Oklahoma board raises rigor to restore ‘truth and transparency’ to student testing

OKLAHOMA CITY — Almost a year after Oklahoma lowered the bar for public school students to achieve a proficient score in reading and math, a state commission has raised academic expectations again.
The Commission for Educational Quality and Accountability voted unanimously Wednesday to throw out performance expectations, known as cut scores, that the state set in 2024 and to restore the nationally aligned standard used from 2017 to 2023. Cut scores define what knowledge students should demonstrate on annual state tests to be considered proficient, or performing on grade level.
Maintaining high academic expectations, commissioners said, would shine a light on children who are struggling.
Lowering expectations only masks poor performance and causes long-term harm to students, said Oklahoma Education Secretary Nellie Tayloe Sanders, who leads the commission.
State records show the now-discarded cut scores labeled students as proficient with significantly worse test results.

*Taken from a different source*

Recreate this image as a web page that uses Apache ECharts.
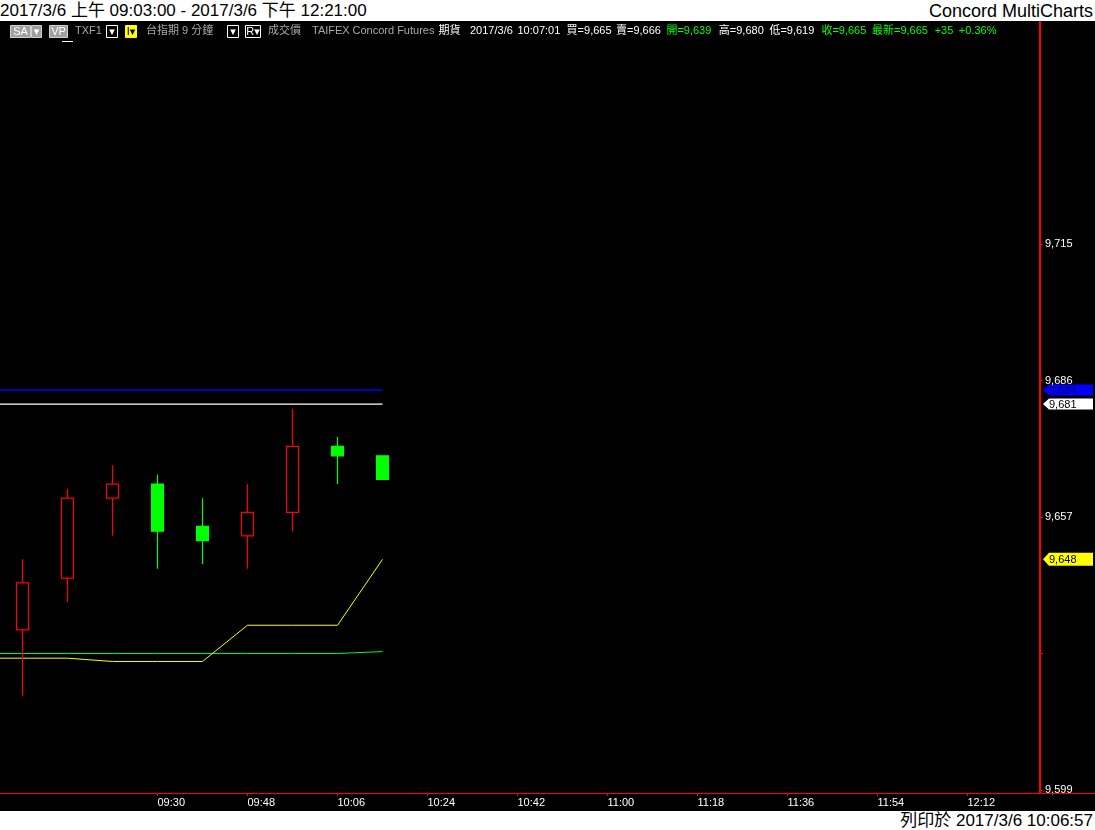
<!DOCTYPE html>
<html><head><meta charset="utf-8">
<script src="https://cdn.jsdelivr.net/npm/echarts@6/dist/echarts.min.js"></script>
<style>
html,body{margin:0;padding:0;background:#fff;width:1095px;height:830px;overflow:hidden;font-family:"Liberation Sans","Noto Sans CJK TC",sans-serif;}
#title{position:absolute;left:0;top:0;height:21px;line-height:22px;font-size:17px;color:#000;white-space:nowrap;}
#brand{position:absolute;right:2px;top:0;height:21px;line-height:22px;font-size:18px;color:#000;white-space:nowrap;}
#printed{position:absolute;right:2px;top:811px;height:19px;line-height:20px;font-size:17px;color:#000;white-space:nowrap;}
#chart{position:absolute;left:0;top:21px;width:1095px;height:790px;background:#000;}
</style></head><body>
<div id="title">2017/3/6 上午 09:03:00 - 2017/3/6 下午 12:21:00</div>
<div id="brand">Concord MultiCharts</div>
<div id="chart"></div>
<div id="printed">列印於 2017/3/6 10:06:57</div>
<script>
// ---- data (9-minute bars, TXF1) ----
const times = ['08:54','09:03','09:12','09:21','09:30','09:39','09:48','09:57','10:06','10:15',
               '10:24','10:33','10:42','10:51','11:00','11:09','11:18','11:27','11:36','11:45',
               '11:54','12:03','12:12','12:21'];
const opens  = [null, 9633, 9644, 9661, 9664, 9655, 9653, 9658, 9672, 9670];
const closes = [null, 9643, 9661, 9664, 9654, 9652, 9658, 9672, 9670, 9665];
const lows   = [null, 9619, 9639, 9653, 9646, 9647, 9646, 9654, 9664, 9665];
const highs  = [null, 9648, 9663, 9668, 9666, 9661, 9664, 9680, 9674, 9670];
const blueLine   = [9684, 9684, 9684, 9684, 9684, 9684, 9684, 9684, 9684, 9684];
const whiteLine  = [9681, 9681, 9681, 9681, 9681, 9681, 9681, 9681, 9681, 9681];
const yellowLine = [9627, 9627, 9627, 9626.3, 9626.3, 9626.3, 9634, 9634, 9634, 9648];
const greenLine  = [9628, 9628, 9628, 9628, 9628, 9628, 9628, 9628, 9628, 9628.4];
const yTickValues  = [9599, 9628, 9657, 9686, 9715];
const yLabelValues = [9599, 9657, 9686, 9715];
const Y_MIN = 9598.35, Y_MAX = 9762.2;

const FONT = '"Liberation Sans","Noto Sans CJK TC","DejaVu Sans",sans-serif';
const fmt = v => Math.round(v).toLocaleString('en-US');
const candleData = opens.map((o, i) => o == null ? '-' : [o, closes[i], lows[i], highs[i]]);
const showIdx = (i) => i >= 4 && i % 2 === 0;

const chart = echarts.init(document.getElementById('chart'), null, {renderer: 'canvas'});

function txt(x, s, color) {
  return {type: 'text', x: x, y: 10, silent: true, z: 100,
    style: {text: s, fill: color, font: '11px ' + FONT, align: 'left', verticalAlign: 'middle'}};
}
function box(x, w, fill, stroke, label, labelColor) {
  return {type: 'group', silent: true, z: 100, children: [
    {type: 'rect', shape: {x: x + 0.5, y: 4.5, width: w, height: 12}, style: {fill: fill, stroke: stroke, lineWidth: 1}},
    {type: 'text', x: x + 0.5 + w / 2, y: 10.5, style: {text: label, fill: labelColor, font: '11px ' + FONT, align: 'center', verticalAlign: 'middle'}}
  ]};
}
const GRAY = '#a8a8a8', GREEN = '#00ff00', WHITE = '#ffffff';
const header = [
  box(10, 20, '#a0a0a0', '#d0d0d0', 'SA', WHITE),
  box(31, 10, '#a0a0a0', '#d0d0d0', '▾', WHITE),
  box(49, 18, '#a0a0a0', '#d0d0d0', 'VP', WHITE),
  {type: 'line', silent: true, z: 100, shape: {x1: 62, y1: 20.5, x2: 73, y2: 20.5}, style: {stroke: WHITE, lineWidth: 1}},
  txt(75, 'TXF1', GRAY),
  box(106, 11, '#000', WHITE, '▾', WHITE),
  box(125, 11, '#ffff00', '#ffff00', 'I▾', '#000'),
  txt(146, '台指期 9 分鐘', GRAY),
  box(227, 11, '#000', WHITE, '▾', WHITE),
  box(245, 15, '#000', WHITE, 'R▾', WHITE),
  txt(268, '成交價', GRAY),
  txt(312, 'TAIFEX', GRAY),
  txt(352.5, 'Concord Futures', GRAY),
  txt(438.5, '期貨', WHITE),
  txt(470, '2017/3/6', WHITE),
  txt(517.5, '10:07:01', WHITE),
  txt(566.6, '買=9,665', WHITE),
  txt(616, '賣=9,666', WHITE),
  txt(666.4, '開=9,639', GREEN),
  txt(718.8, '高=9,680', WHITE),
  txt(769.4, '低=9,619', WHITE),
  txt(821.4, '收=9,665', GREEN),
  txt(872, '最新=9,665', GREEN),
  txt(934.7, '+35', GREEN),
  txt(958.8, '+0.36%', GREEN),
  // x-axis line continues under the price scale
  {type: 'line', silent: true, z: 1, shape: {x1: 1035, y1: 772.5, x2: 1095, y2: 772.5}, style: {stroke: '#ff0000', lineWidth: 1}}
];

function lineSeries(name, data, color, z, w) {
  return {name: name, type: 'line', data: data, showSymbol: false, symbol: 'none', silent: true,
    lineStyle: {color: color, width: w || 1}, z: z, animation: false};
}

chart.setOption({
  backgroundColor: '#000',
  animation: false,
  grid: {left: -45, right: 60, top: 1, bottom: 18, containLabel: false, outerBoundsMode: 'none'},
  xAxis: {
    type: 'category', data: times, boundaryGap: true,
    axisLine: {show: true, lineStyle: {color: '#ff0000', width: 1}},
    axisTick: {show: true, interval: showIdx, alignWithLabel: true, length: 3, lineStyle: {color: '#ff0000'}},
    axisLabel: {interval: showIdx, color: '#fff', fontSize: 11, fontFamily: FONT, align: 'left', margin: 4},
    splitLine: {show: false}
  },
  yAxis: {
    type: 'value', position: 'right', offset: 5, min: Y_MIN, max: Y_MAX,
    axisLine: {show: true, lineStyle: {color: '#ff0000', width: 2}},
    axisTick: {show: true, customValues: yTickValues, length: 3, lineStyle: {color: '#ff0000'}},
    axisLabel: {customValues: yLabelValues, color: '#fff', fontSize: 11, fontFamily: FONT, margin: 5, formatter: fmt},
    splitLine: {show: false}
  },
  graphic: header,
  series: [
    lineSeries('green', greenLine, '#00ff00', 3),
    lineSeries('yellow', yellowLine, '#ffff00', 3),
    {type: 'candlestick', data: candleData, barWidth: 12, silent: true, z: 4,
      itemStyle: {color: '#000000', color0: '#00ff00', borderColor: '#ff0000', borderColor0: '#00ff00', borderWidth: 1.2}},
    lineSeries('blue', blueLine, '#0000ff', 5, 1.6),
    lineSeries('white', whiteLine, '#ffffff', 5, 1.2)
  ]
});

// value tags on the price scale, positioned through the axis scale
const tags = [
  {v: blueLine[blueLine.length - 1], bg: '#0000ff', fg: '#000060', h: 11},
  {v: whiteLine[whiteLine.length - 1], bg: '#ffffff', fg: '#000000', h: 11},
  {v: yellowLine[yellowLine.length - 1], bg: '#ffff00', fg: '#000000', h: 13}
];
const tagEls = tags.map(t => {
  const y = chart.convertToPixel({yAxisIndex: 0}, t.v);
  const hh = t.h / 2;
  return {type: 'group', silent: true, z: 100, children: [
    {type: 'polygon', shape: {points: [[1043, y], [1049, y - hh], [1093, y - hh], [1093, y + hh], [1049, y + hh]]}, style: {fill: t.bg}},
    {type: 'text', x: 1049, y: y + 0.5, style: {text: fmt(t.v), fill: t.fg, font: '11px ' + FONT, align: 'left', verticalAlign: 'middle'}}
  ]};
});
chart.setOption({graphic: header.concat(tagEls)});
</script>
</body></html>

“We are committed to being a commission that is working very hard to provide truth and transparency that families can depend on to find out whether their children are ready for life after school,” Sanders said.
The Oklahoma State Department of Education developed the 2024 cut scores with committees of teachers last summer. State records show the Education Department provided the teacher committees with benchmark scores to use as guideposts.
Although state Superintendent Ryan Walters said he wanted the agency to avoid putting a “thumb on the scale,” those guideposts suggested to the committees that they set lower expectations for student achievement on annual reading and math tests.
The commission approved the resulting cut scores in July, sending proficiency rates spiking statewide. No announcement from the Education Department explained the abrupt increase, leaving school officials suspicious and families unaware that the rising proficiency rates were a result of different scoring methods, not genuine academic improvement.
It wasn’t until news reports, including from Oklahoma Voice, revealed the cut score change that the Education Department acknowledged what happened.
Walters has since urged the commission to recalibrate the cut scores, claiming the process suffered from “political interference.”
“I’m glad that they’re taking action now,” Walters said Wednesday. “I mean, it took them forever to do it. It was pretty common sense. But look, they need to quit shifting the blame and actually do their job.”
The commission hired testing experts to study the process that produced the 2024 cut scores.
The experts found the Education Department gave incomplete information to the commission when asking for approval of the cut scores in July.
“My opinion is you probably had less than half the information that you probably really needed to make an informed judgment,” said Chad Buckendahl, a testing expert from ACS Ventures who presented to the commission Wednesday.

Crucial information the commissioners were missing, Buckendahl said, was how the new cut scores would widen the difference between Oklahoma’s performance expectations and standards used for national testing.
That divergence is known as the “honesty gap.”
In 2017, Oklahoma officials sought to limit the “honesty gap” by aligning the state’s cut scores with the national standards used for the Nation’s Report Card, which tests reading and math levels in all 50 states.
While national standards were integral to developing the 2017 cut scores, state documents show the Nation’s Report Card wasn’t considered when the 2024 expectations were developed.
Limiting the honesty gap is “probably the most substantial thing we could do to course correct,” Sanders said.
The Education Department should have included the commissioners and their corresponding state agency, the Office of Educational Quality and Accountability, from the beginning of the cut score setting process, Buckendahl said.
The commission is meant to give input on policy goals that are foundational to setting academic expectations for students, he said. The experts reported the Education Department still hasn’t disclosed what policy objectives it followed when directing the cut score setting process.
The commission’s vote to reject the 2024 cut scores now puts last year’s test results in doubt.
OEQA executive director Megan Oftedal said her agency will work with the Education Department to decide how to interpret students’ scores from 2024.
She said the previous cut scores, now restored, will apply to 2025 test results.